I wouldn't necessarily say IBM or SAP are "crap". It's much more likely that orgs buying into IBM or SAP don't the due diligence on what the true costs to properly set it up and keep it running, therefore cut tons of corners.
They basically want to own a Ferrari and when it comes to maintenance, they want run Regular gas and try to get their local mechanic to slap Ford parts on it because its too expensive to keep going back to the dealership.
The thing is usually this argument goes something like this:
A: Should prod be running a failover / <insert other safety mechanism>?
B: Yes!
A: This is how much it costs: <number>
B: Errm... Let me check... OK I got an answer, let's document how we'd do it, but we can't afford the overhead of an auto-failover setup.
And so then there will be 2 types of companies, the ones that "do it properly" will have more costs, their margins will be lower, over time they'll be less successful as long as no big incident happens. When a big incident happens though, for most businesses - recent history proves that if everyone was down, nobody really complains. If your customers have 1 vendor down due to this issue, they will complain, but if your customers have 10 vendors down, and are themselves down, they don't complain anymore. And so you get this tragedy of the commons type dynamic where it pays off to do what most people do rather than the right thing.
And the thing is, in practice, doing the thing most people do is probably not a bad yardstick - however disappointing that is. 20 years ago nobody had 2FA and it was acceptable, today most sites do and it's not acceptable anymore not to have it.
Parents may teach this to kids but the kids usually notice their parents don't practice what they preach. So they don't either.
The world is filled with people following everybody else off a cliff. If you're warning people or even just not playing along in a time of great hysteria, people at best ignore your warnings and direct verbal abuse at you. At worst, you can face active persecution for being right when the crowd has gone insane. So most people are cowards who go along to get along.
I think the parent was correct in the use of the word "Risk"; it's different than your definition, which appears to be closer to "likelihood".
Risk is a combination of likelihood and impact.

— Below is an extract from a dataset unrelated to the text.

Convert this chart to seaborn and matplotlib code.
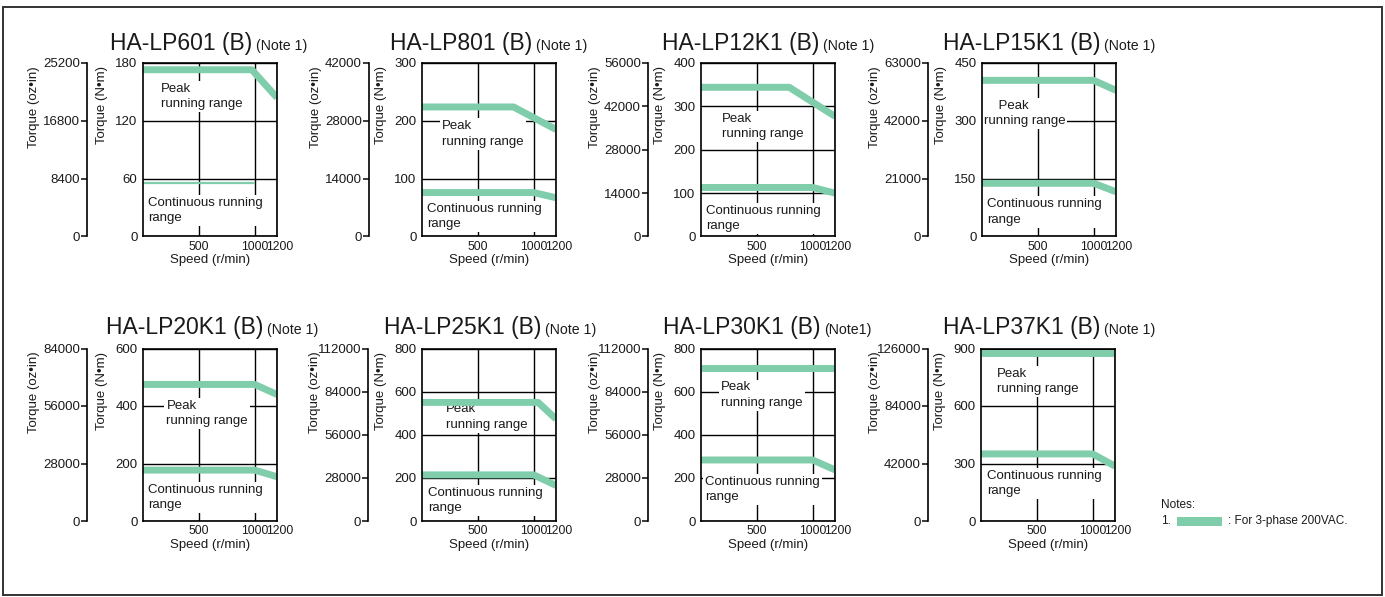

If "risk" were just equivalent to "likelihood" then leaving without an umbrella on a cloudy day would be a "high-risk situation".
A rational person needs to weigh both the likelihood and impact of a threat in order to properly evaluate its risk. In many cases, the impact is high enough that even a low likelihood needs to be addressed.
ZScaler and similar software also has some hidden costs: Performance and all the other fun that comes with a proxy between you and the server you connect to.
> What I'm saying is that the business's interests are not aligned with the people comprising that business.
Yep, that's the point of capitalism.
> In that regard, what "the business" wants is irrelevant.
And yet here we are. Companies get fined left and right for breaching rules but it's ok because it earned them money. There are literal plans made to calculate whether it's profitable to cheat or not. In the current system, what the business wants always wins over individual qualms, unfortunately.
Because the punative system in most countries doesn't affect individuals. As a manager, you're not going to jail for breaking environmental laws, a different entity (the company) is paying for being caught. So, it's still the rational thing to do to break the environment laws to make your groups numbers go up and get a promo or bonus.
Almost correct, but you mean 'chance' where you write 'risk':
Risk = Chance × Impact
The chance of failing an audit initially are high (or medium, present at least). The impact is usually low-ish. It means a bunch of people need to fix policy and set out improvement plans in a rush. It won't cost you your certification if the rectification is handled properly.
It's actually possible that both of your examples are awarded the same level of risk, but in practice the latter example will have its chance minimized to make the risk look acceptable.
> Now, with that perspective, how do you expect a rational person to behave?
They'd deploy the software on the critical path. That's exactly GP's point, isn't it? That's why GP explicitly wants us to shift some of the blame from the business to the regulators. GP advocates for different regulatory incentives so that a rational person would then do the right thing instead of the wrong thing.
I’m at risk of sounding like chicken little, the reality is companies are getting popped all the time - you just don’t hear about them very often. The bar for media reporting is constantly being raised to the point where you only hear about the really big ones.
If you read through any of the weekly Risky Biz News posts [1] you’ll often see a five or more highly impactful incidents affecting government and industry, and they’re just the reported ones.
I wonder how much that's still true now that ransomware has apparently become viable.
Finding an insecure target, setup the data hostage situation, have the victim come to pay is scalable and could work in volume. If getting small money from a range of small targets becomes profitable, small fishes will bear sinilar risks to juicier targets.
But...surely you're also missing another point of consideration:
Single point of failure fails, taking down all your systems for an indeterminate length of time:
1. Risk: moderate (an auto-updating piece of software without adequate checks? yeah, that's gonna fail sooner or later)
2. Impact to business: high
3. Impact to manager: varies (depending on just how easy it is to spin the decision to go with a single point of failure rather than a more robust solution to the compliance mandate)
> 3. Impact to manager: minimal, if audits were all passed.
I don't know about you, but I'll be making sure everyone knows that the manager signed off on the spectacularly stupid idea to push through an update on a friday without testing.
You're conflating Risk and Impact, and you're not considering the target of that Risk and that Impact.
Failing an audit:
1. Risk: high (audits happen all the time)
2. Impact to business: minimal (audits are failed all the time and then rectified)
3. Impact to manager: high (manager gets dinged for a failing audit).
Compare with failing an actual threat/intrusion:
1. Risk: low (so few companies get hacked)
2. Impact to business: extremely high
3. Impact to manager: minimal, if audits were all passed.
Now, with that perspective, how do you expect a rational person to behave?
[EDIT: as some replies pointed out, I stupidly wrote "Risk" instead of "Odds" (or "Chance"). Risk is, of course, the expected value, which is probability X impact. My post would make a lot more sense if you mentally replace "Risk" with "probability".]